## PROBLEM DESCRIPTION:
Without the pictures, return each record as it appears.

━━━━━━━━━━━━━━━━━━━━━━━━━━━━━━

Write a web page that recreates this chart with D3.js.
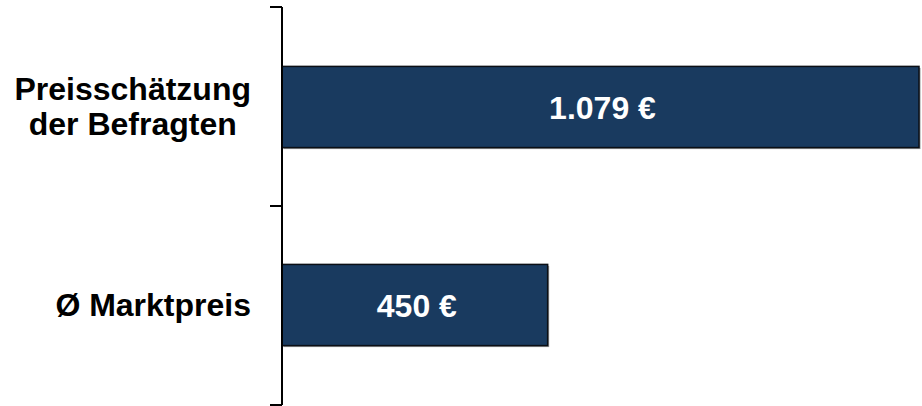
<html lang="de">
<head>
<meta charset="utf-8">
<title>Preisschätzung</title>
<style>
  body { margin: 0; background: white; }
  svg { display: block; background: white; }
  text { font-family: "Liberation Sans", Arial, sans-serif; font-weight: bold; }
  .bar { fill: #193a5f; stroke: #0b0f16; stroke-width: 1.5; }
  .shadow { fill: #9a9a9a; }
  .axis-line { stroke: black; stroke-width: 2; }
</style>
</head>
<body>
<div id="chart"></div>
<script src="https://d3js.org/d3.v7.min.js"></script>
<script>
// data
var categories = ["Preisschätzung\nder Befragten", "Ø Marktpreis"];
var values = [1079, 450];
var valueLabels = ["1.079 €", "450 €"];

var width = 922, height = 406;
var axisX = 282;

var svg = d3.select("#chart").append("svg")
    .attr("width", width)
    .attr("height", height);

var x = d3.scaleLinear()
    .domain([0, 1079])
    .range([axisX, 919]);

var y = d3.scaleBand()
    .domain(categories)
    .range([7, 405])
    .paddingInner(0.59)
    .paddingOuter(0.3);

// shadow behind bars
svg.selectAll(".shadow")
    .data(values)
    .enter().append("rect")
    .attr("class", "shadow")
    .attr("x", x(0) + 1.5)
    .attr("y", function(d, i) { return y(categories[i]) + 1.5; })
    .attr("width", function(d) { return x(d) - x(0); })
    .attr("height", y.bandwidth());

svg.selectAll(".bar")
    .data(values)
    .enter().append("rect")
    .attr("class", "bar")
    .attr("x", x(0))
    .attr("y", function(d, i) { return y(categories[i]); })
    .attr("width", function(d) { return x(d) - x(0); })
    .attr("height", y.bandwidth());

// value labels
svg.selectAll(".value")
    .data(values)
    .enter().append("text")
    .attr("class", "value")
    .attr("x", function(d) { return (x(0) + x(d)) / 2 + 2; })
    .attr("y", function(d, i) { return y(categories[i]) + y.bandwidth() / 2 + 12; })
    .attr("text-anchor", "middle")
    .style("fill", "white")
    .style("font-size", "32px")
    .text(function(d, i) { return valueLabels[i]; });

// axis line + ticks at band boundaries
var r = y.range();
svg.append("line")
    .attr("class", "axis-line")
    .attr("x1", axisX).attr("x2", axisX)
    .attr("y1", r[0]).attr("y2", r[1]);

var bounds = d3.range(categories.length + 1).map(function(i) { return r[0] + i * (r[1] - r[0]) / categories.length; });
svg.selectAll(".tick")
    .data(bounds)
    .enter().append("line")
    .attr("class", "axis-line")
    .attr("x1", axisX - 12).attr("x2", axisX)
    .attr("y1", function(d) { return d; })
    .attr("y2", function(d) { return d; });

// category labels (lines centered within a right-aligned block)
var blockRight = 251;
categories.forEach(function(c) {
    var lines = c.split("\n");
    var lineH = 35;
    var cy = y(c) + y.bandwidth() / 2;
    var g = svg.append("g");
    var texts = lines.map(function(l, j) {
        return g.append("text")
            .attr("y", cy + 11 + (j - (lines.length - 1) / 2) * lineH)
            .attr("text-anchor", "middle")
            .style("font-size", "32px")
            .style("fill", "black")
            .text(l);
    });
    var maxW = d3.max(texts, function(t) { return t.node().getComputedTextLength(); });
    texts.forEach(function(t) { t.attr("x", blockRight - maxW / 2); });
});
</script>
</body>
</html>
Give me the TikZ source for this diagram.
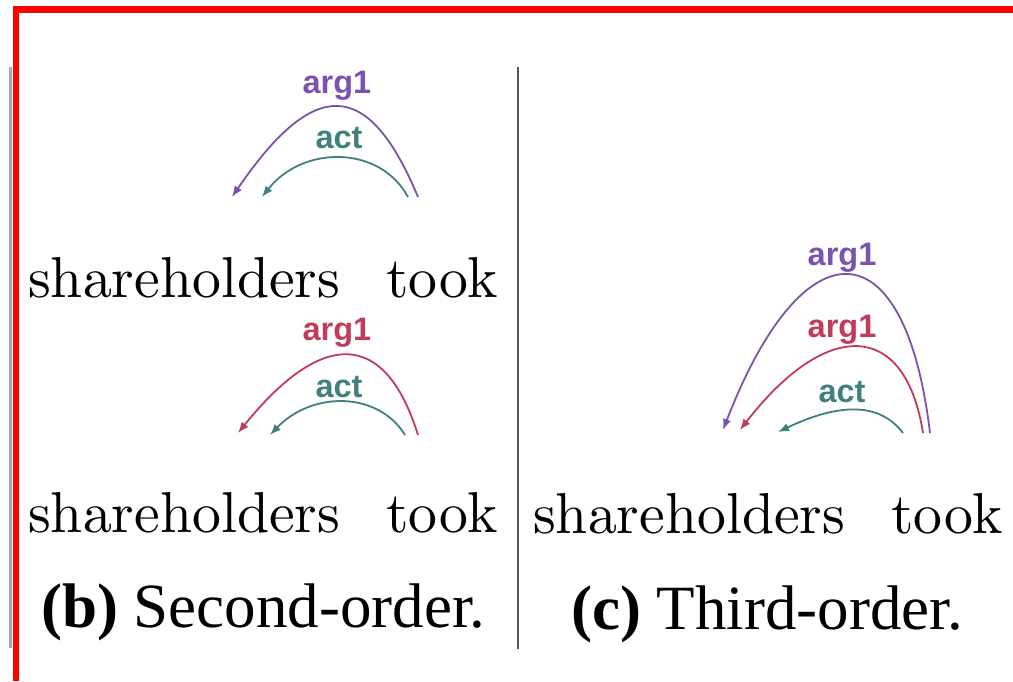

━━━━━━━━━━━━━━━━━━━━━━━━━━━━━━

## REPLY:
Write a web page that recreates this chart with D3.js.
<html lang="de">
<head>
<meta charset="utf-8">
<title>Preisschätzung</title>
<style>
  body { margin: 0; background: white; }
  svg { display: block; background: white; }
  text { font-family: "Liberation Sans", Arial, sans-serif; font-weight: bold; }
  .bar { fill: #193a5f; stroke: #0b0f16; stroke-width: 1.5; }
  .shadow { fill: #9a9a9a; }
  .axis-line { stroke: black; stroke-width: 2; }
</style>
</head>
<body>
<div id="chart"></div>
<script src="https://d3js.org/d3.v7.min.js"></script>
<script>
// data
var categories = ["Preisschätzung\nder Befragten", "Ø Marktpreis"];
var values = [1079, 450];
var valueLabels = ["1.079 €", "450 €"];

var width = 922, height = 406;
var axisX = 282;

var svg = d3.select("#chart").append("svg")
    .attr("width", width)
    .attr("height", height);

var x = d3.scaleLinear()
    .domain([0, 1079])
    .range([axisX, 919]);

var y = d3.scaleBand()
    .domain(categories)
    .range([7, 405])
    .paddingInner(0.59)
    .paddingOuter(0.3);

// shadow behind bars
svg.selectAll(".shadow")
    .data(values)
    .enter().append("rect")
    .attr("class", "shadow")
    .attr("x", x(0) + 1.5)
    .attr("y", function(d, i) { return y(categories[i]) + 1.5; })
    .attr("width", function(d) { return x(d) - x(0); })
    .attr("height", y.bandwidth());

svg.selectAll(".bar")
    .data(values)
    .enter().append("rect")
    .attr("class", "bar")
    .attr("x", x(0))
    .attr("y", function(d, i) { return y(categories[i]); })
    .attr("width", function(d) { return x(d) - x(0); })
    .attr("height", y.bandwidth());

// value labels
svg.selectAll(".value")
    .data(values)
    .enter().append("text")
    .attr("class", "value")
    .attr("x", function(d) { return (x(0) + x(d)) / 2 + 2; })
    .attr("y", function(d, i) { return y(categories[i]) + y.bandwidth() / 2 + 12; })
    .attr("text-anchor", "middle")
    .style("fill", "white")
    .style("font-size", "32px")
    .text(function(d, i) { return valueLabels[i]; });

// axis line + ticks at band boundaries
var r = y.range();
svg.append("line")
    .attr("class", "axis-line")
    .attr("x1", axisX).attr("x2", axisX)
    .attr("y1", r[0]).attr("y2", r[1]);

var bounds = d3.range(categories.length + 1).map(function(i) { return r[0] + i * (r[1] - r[0]) / categories.length; });
svg.selectAll(".tick")
    .data(bounds)
    .enter().append("line")
    .attr("class", "axis-line")
    .attr("x1", axisX - 12).attr("x2", axisX)
    .attr("y1", function(d) { return d; })
    .attr("y2", function(d) { return d; });

// category labels (lines centered within a right-aligned block)
var blockRight = 251;
categories.forEach(function(c) {
    var lines = c.split("\n");
    var lineH = 35;
    var cy = y(c) + y.bandwidth() / 2;
    var g = svg.append("g");
    var texts = lines.map(function(l, j) {
        return g.append("text")
            .attr("y", cy + 11 + (j - (lines.length - 1) / 2) * lineH)
            .attr("text-anchor", "middle")
            .style("font-size", "32px")
            .style("fill", "black")
            .text(l);
    });
    var maxW = d3.max(texts, function(t) { return t.node().getComputedTextLength(); });
    texts.forEach(function(t) { t.attr("x", blockRight - maxW / 2); });
});
</script>
</body>
</html>
Give me the TikZ source for this diagram.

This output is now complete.